Compressing the entire binder into something a review board can read in three minutes — and a recommendation you can defend
Day 59 of 60
You have a full binder now — eight sections, code, a coherent story across three layers. Here's the uncomfortable truth: the people who decide whether to ship will not read it. They'll read one page. The exec brief is that page. It's not a summary of the binder; it's the decision, with just enough evidence to be trusted and a clear pointer to the binder for anyone who wants to dig.
The binder earns the right to be believed; the brief is what's actually believed. The skill is compression without distortion — fitting subject, risks, evidence, recommendation, and conditions onto one page that a busy board reads in three minutes and a hostile reviewer can't poke a hole in. If your brief and your binder ever disagree, you've lost.
What's being deployed, with what capabilities and access. Lifted straight from your Day 56 scope. No preamble.
Not all of them — the few that drive the decision, each with its residual level after mitigations. A board doesn't need your full register; it needs to know what could go wrong and how bad it still is once you've done your work.
The headline numbers: harmful-compliance rate, over-refusal rate, top attack-success rates, coverage. Enough that the recommendation is clearly earned, not asserted — and honest about what wasn't tested.
One clear verdict, stated first among these last three so no one has to hunt for it. It must follow from the verdict criteria you pre-registered yesterday — a rule applied, not a vibe.
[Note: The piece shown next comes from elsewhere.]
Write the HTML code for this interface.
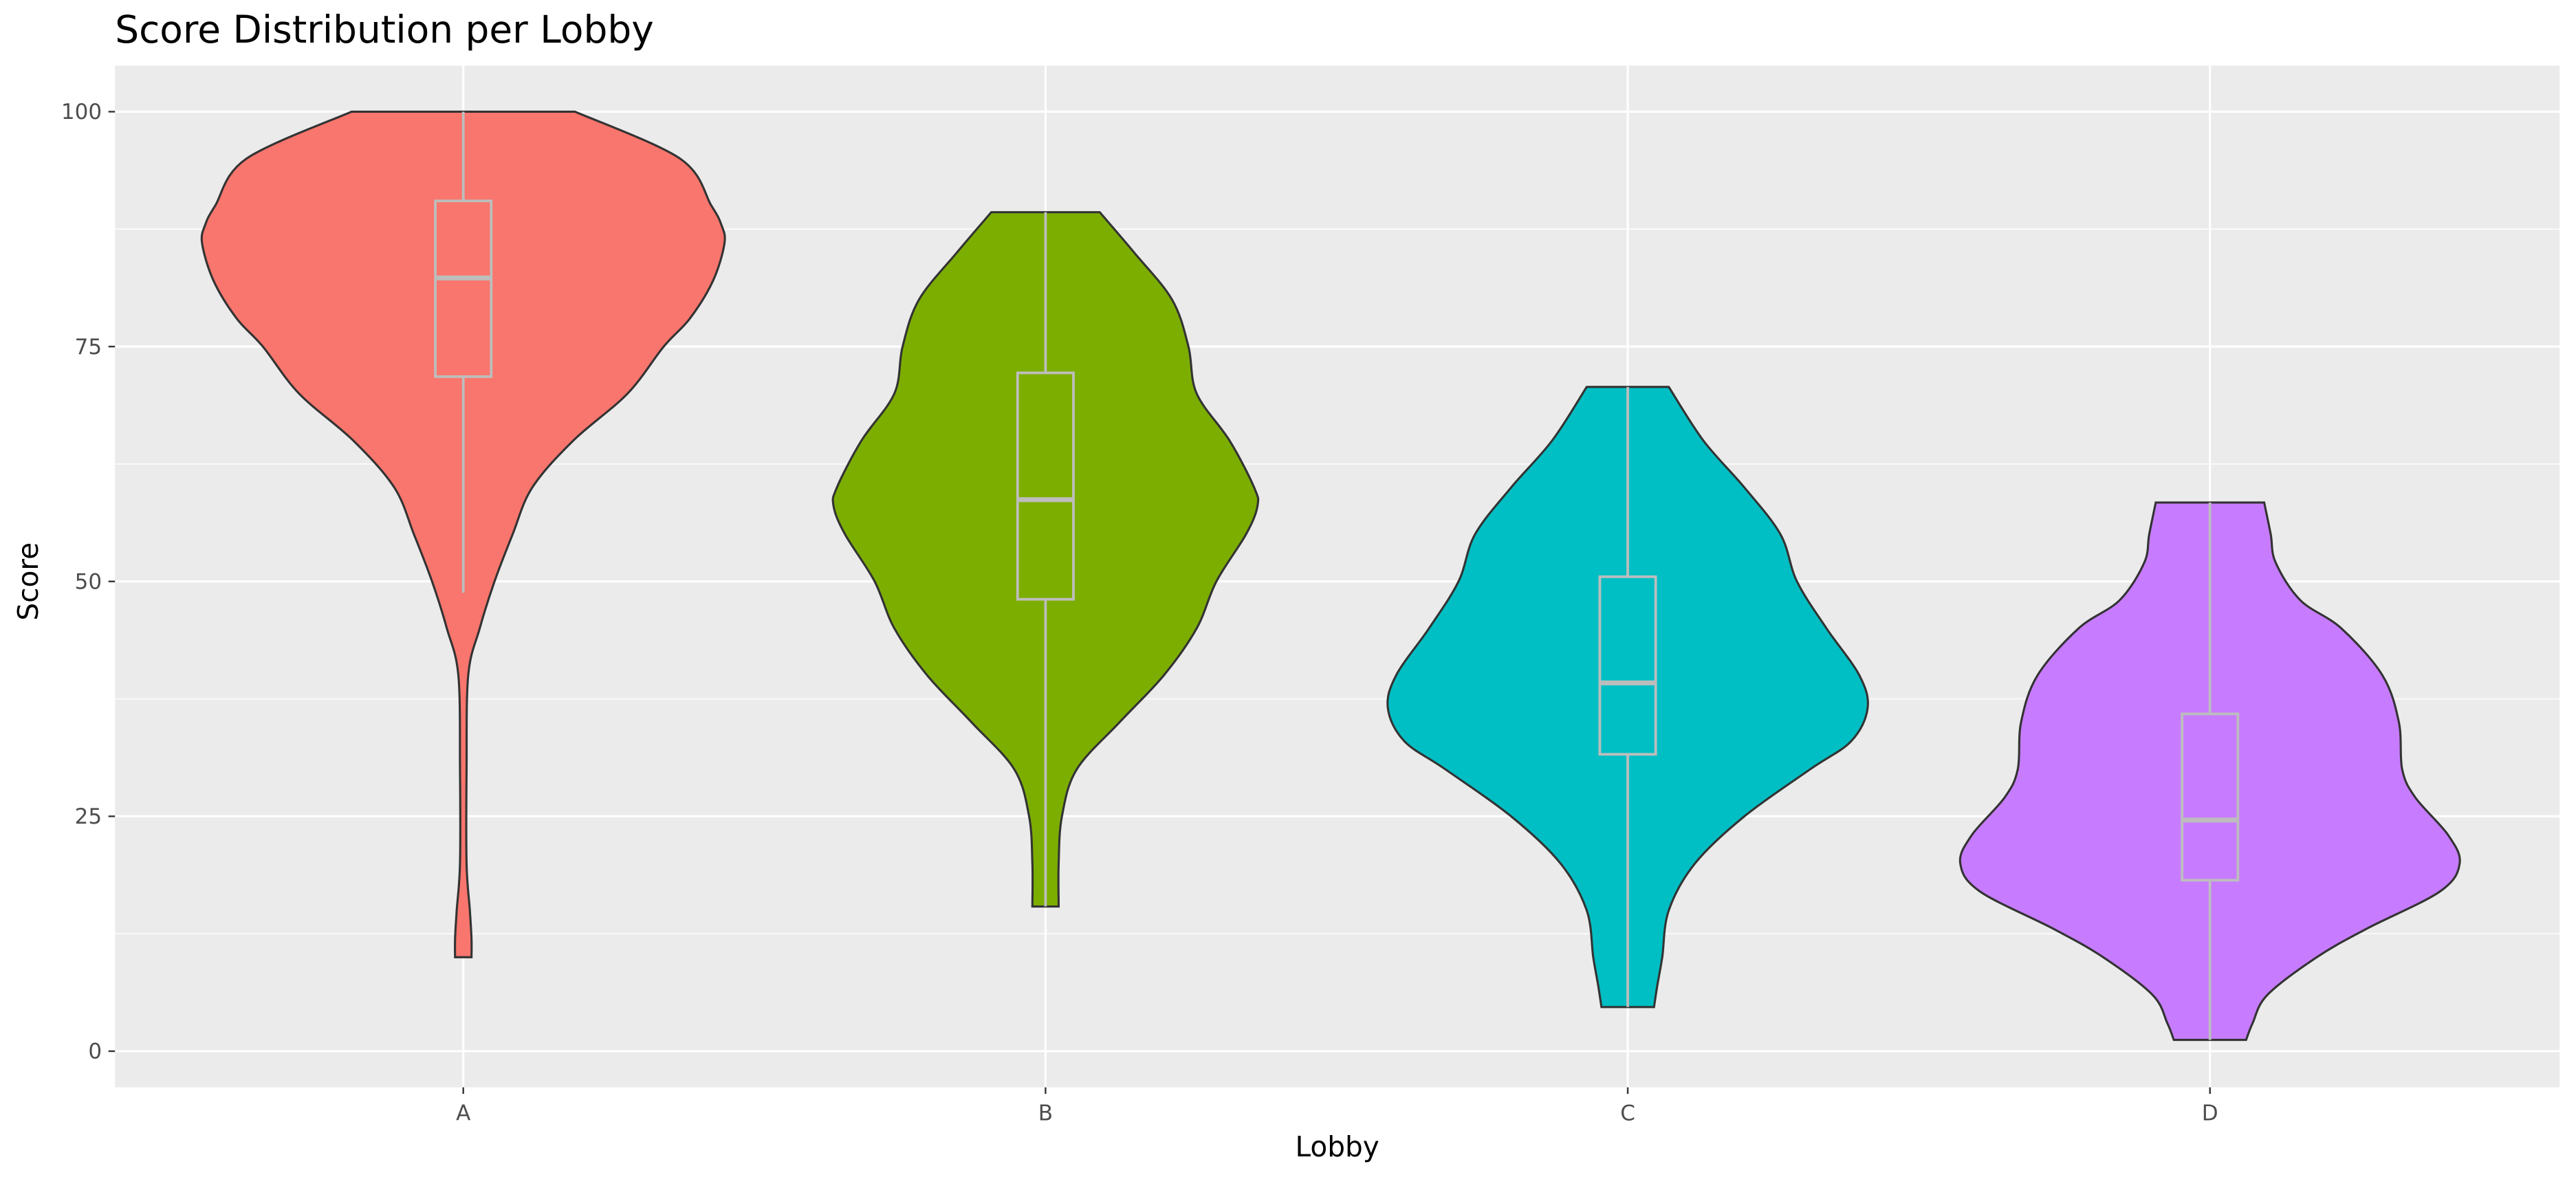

If GO-with-conditions: the specific gaps to close and the metrics to monitor in production (e.g. "close 2 governance gaps; monitor injection attack-success rate with a rollback trigger"). This is what turns a one-time sign-off into ongoing safety.
Engineers narrate: here's what I did, then did, then concluded. Executives need the conclusion first, then the support. Put the recommendation near the top and let the evidence justify it underneath. A reviewer who reads only the first two lines should already know whether you're saying ship or don't.
A brief isn't done when it's written — it's done when you can defend it out loud. The toughest questions in a real review are predictable: Why is this risk acceptable? What if your eval is contaminated or your judge is biased? What's the one thing most likely to make you wrong? If you can't answer those crisply, the brief isn't ready, and the gap is yours to close before tomorrow's finale.
Write the three questions a skeptical board member would ask to break your recommendation — and your answers. The best safety leads bring these to the review rather than getting ambushed by them. Knowing your own program's weakest point, and saying it first, is what earns trust faster than any number on the scorecard.
A junior brings the work; an expert brings the decision. The altitude jump is from "here's everything I found" to "here's my recommendation, here's the evidence that earns it, here's what I'd watch, and here's the question most likely to prove me wrong — which I'm raising myself." A safety lead's deliverable isn't a report; it's a defensible call that a board can sign.
Say this in an interview: "I deliver a one-page brief that leads with the recommendation and backs it with the few numbers that earn it — and I bring my own program's weakest point to the review rather than waiting to be asked. The binder makes me trustworthy; the one-pager and the defense are what actually get a decision made."